An iconic border bridge is being closed to vehicles to allow a funding bid to move forward.
The Union Chain Bridge, the oldest operational suspension bridge in the world, was built in 1820 and spans the River Tweed between England and Scotland.
A four-week daytime closure of the bridge starts on Monday, to allow an inspection which is required before a further bid is made for more lottery funding.
The principal inspection will see the bridge at Horncliffe shut to vehicles from 9am to 3.30pm on weekdays, with the road open at weekends. Pedestrians, cyclists and equestrians will still be able to use the crossing during its closure.
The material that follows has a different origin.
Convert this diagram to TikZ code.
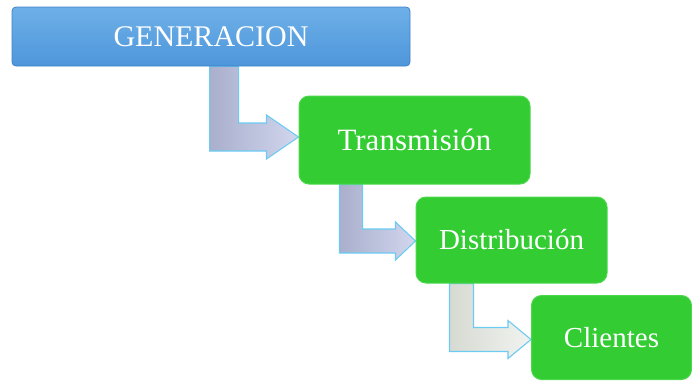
\documentclass[tikz,border=0pt]{standalone}
\usepackage{fontspec}
\setmainfont{Liberation Serif}
\usetikzlibrary{calc,backgrounds}
\definecolor{genblueT}{HTML}{6EB0E8}
\definecolor{genblueB}{HTML}{4E96DB}
\definecolor{genedge}{HTML}{3F82C6}
\definecolor{boxgreen}{HTML}{33CC33}
\definecolor{greenedge}{HTML}{4CD84C}
\definecolor{arrowedge}{HTML}{6CCBF2}
\definecolor{lavL}{HTML}{A9AFCC}
\definecolor{lavR}{HTML}{D2D6EE}
\definecolor{grayL}{HTML}{D6DAD2}
\definecolor{grayR}{HTML}{F2F3F0}
\tikzset{
  genbox/.style={rectangle, rounded corners=4pt, top color=genblueT, bottom color=genblueB,
    draw=genedge, line width=0.8pt, text=white, minimum width=398pt, minimum height=59pt,
    inner sep=0pt, font=\fontsize{30}{32}\selectfont},
  stagebox/.style={rectangle, rounded corners=10pt, fill=boxgreen, draw=greenedge,
    line width=1pt, text=white, inner sep=0pt},
  bendarrow/.style={draw=arrowedge, line width=1.1pt, line join=miter, left color=lavL, right color=lavR},
  bendarrowgray/.style={draw=arrowedge, line width=1.1pt, line join=miter, left color=grayL, right color=grayR},
}
\begin{document}
\begin{tikzpicture}[x=1pt,y=-1pt]
\useasboundingbox (0,0) rectangle (692,381);
% nodes
\node[genbox] (gen) at (211,36.5) {GENERACION};
\node[stagebox, minimum width=231pt, minimum height=88pt, font=\fontsize{31}{33}\selectfont] (trans) at (414.5,140) {Transmisión};
\node[stagebox, minimum width=191pt, minimum height=86pt, font=\fontsize{29}{31}\selectfont] (dist) at (511.5,240) {Distribución};
\node[stagebox, minimum width=160pt, minimum height=84pt, font=\fontsize{29}{31}\selectfont] (cli) at (611.5,337.5) {Clientes};
% connectors (bent block arrows), drawn behind the boxes
\path ($(gen.south west)+(198,0)$) coordinate (a1s);
\path ($(trans.west)+(0,-3)$) coordinate (t1);
\path ($(trans.south west)+(41,0)$) coordinate (a2s);
\path ($(dist.west)+(0,1)$) coordinate (t2);
\path ($(dist.south west)+(34,0)$) coordinate (a3s);
\path ($(cli.west)+(0,2)$) coordinate (t3);
\begin{scope}[on background layer]
\draw[bendarrow] (a1s) -- ++(29,0) |- ($(t1)+(-32,-14)$) -- ++(0,-8) -- (t1) -- ++(-32,22) -- ++(0,-8) -| (a1s) -- cycle;
\draw[bendarrow] (a2s) -- ++(23,0) |- ($(t2)+(-20,-12)$) -- ++(0,-7) -- (t2) -- ++(-20,19) -- ++(0,-7) -| (a2s) -- cycle;
\draw[bendarrowgray] (a3s) -- ++(24,0) |- ($(t3)+(-23,-12)$) -- ++(0,-7) -- (t3) -- ++(-23,19) -- ++(0,-7) -| (a3s) -- cycle;
\end{scope}
\end{tikzpicture}
\end{document}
The inspection is required as part of a project to conserve the historic bridge, which is currently in a one-year development phase after initial support for National Lottery funding from the Heritage Lottery Fund (HLF) was approved in March, securing a £360,000 development grant.
It means the £7.3million project could be progressed further, ahead of a second-round submission where a final decision is made on the full funding award of £3,140,000.
Scottish Borders Council, Northumberland County Council, the Friends of the Union Chain Bridge and Woodhorn Charitable Trust are working together on the scheme.
A spokesman for the project partners said: “We were delighted to pass the first-round HLF stage, with our bid focusing on conserving and raising awareness of the internationally-significant bridge, which celebrates its 200th birthday in 2020.
“We are now working hard on our second-round submission, which this closure is a vital part of. While we realise it will have an impact on local people, efforts have been made to minimise the disruption as much as possible.”